The translator’s view, which is the point of departure in some of the papers, means that the realities of translating are very much present. Seija Paddon‘s sensitive discussion of her translation of the Finnish author Leena Lander’s novel takes up not only many literary questions involved in translating a woman writer’s work on 17th-century witch trials but also the problem of finding a publisher for the translation in a world where decisions are made mainly on economic grounds. Discussing her own work as translator as well as literary editor, Alice Martin allows us to look over her shoulder (as it were) as clumsy constructions in drafts are transformed into texts that are a pleasure to read. Kersti Juva takes us into another world altogether with her spirited account of accepting a century-old challenge and solving countless problems to provide Finnish readers with an enjoyable translation of Laurence Sterne’s monumental work Tristram Shandy.

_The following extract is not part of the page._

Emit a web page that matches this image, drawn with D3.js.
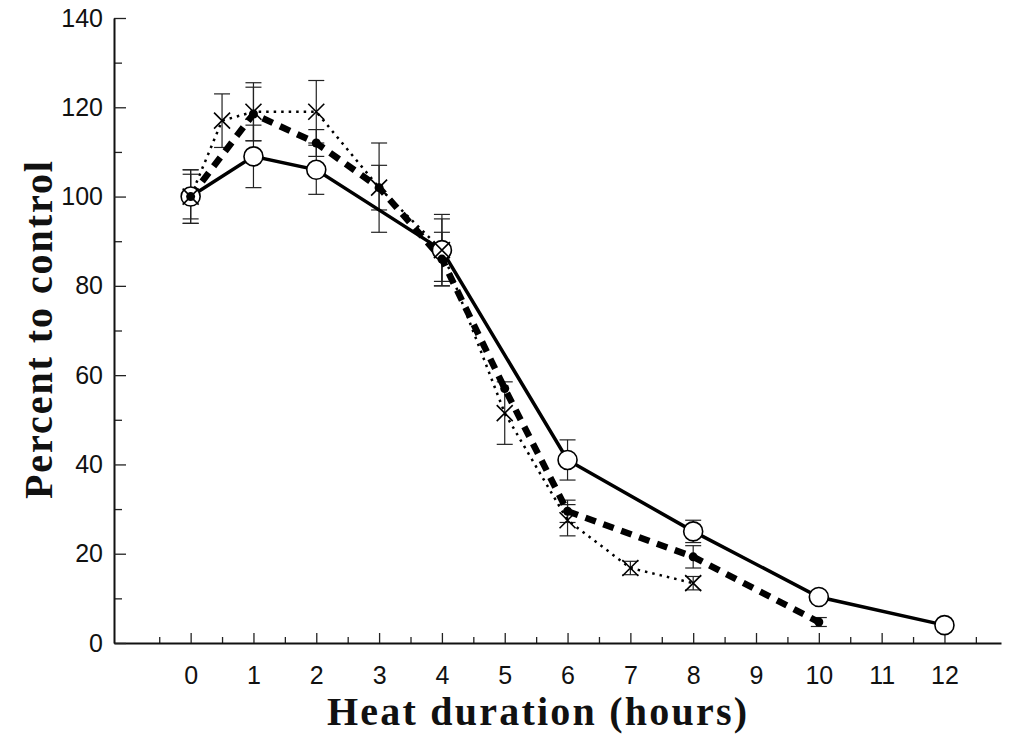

Not all the papers address literary topics, though. Petra Kaseva reports on her investigation of translators’ views of their initiators (the people and institutions who initiate translation work). She asks what role the initiator or commissioner plays in the translation process and what the most common sources of friction between translators and initiators are. Kristian Hursti discusses the translation and editing of news, familiar to him as a working journalist, and the influence of translated news communication on the Finnish language. Susanna Jaskanen delights readers with her observations on what happens to humour when an American sitcom is subtitled for Finnish viewers.

Translation norms and strategies as well as their effects come to the fore in many of the papers. Laura Routti considers the debate on Pentti Saarikoski’s colloquial The Catcher in the Rye translation, which broke old norms and initiated new ones for representing speech in Finnish literature. Irma Hagfors describes various difficulties of translating culture-bound items in The Wind in the Willows in a period when the British source culture was less known in Finland than it is today. Anne-Marie Lindfors also focuses on culture-bound problems. She takes the Finnish translator of the Zimbabwean author Tsitsi Dangarembga’s Nervous Conditions to task for decisions which in her view can even be said to have altered the genre of the book. Marja Suominen‘s comparison of the strategies used in the English and Greek translations of Väinö Linna’s novel The Unknown Soldier again makes readers aware of the importance of the publisher’s agenda: if a book set in war-time is marketed as a novel of action, one set of strategies is preferred, while another is not only possible but necessary if in contrast the text is seen as an anti-war novel. Finally, Ljuba Tarvi presents the new method she is developing for an objective statistical analysis of literary translations, which would give a firmer basis for comparison than do subjective evaluations.

A special thank you to the contributors for the time and effort they spent in writing and polishing their papers as well as to the native speakers of English among my colleagues who read the pre-final versions and made many helpful suggestions. I hope that readers, both in the translator community and in academia, will find this issue stimulating, and that this collection of papers will some day be followed by further work on translation studies at Helsinki University’s Department of English.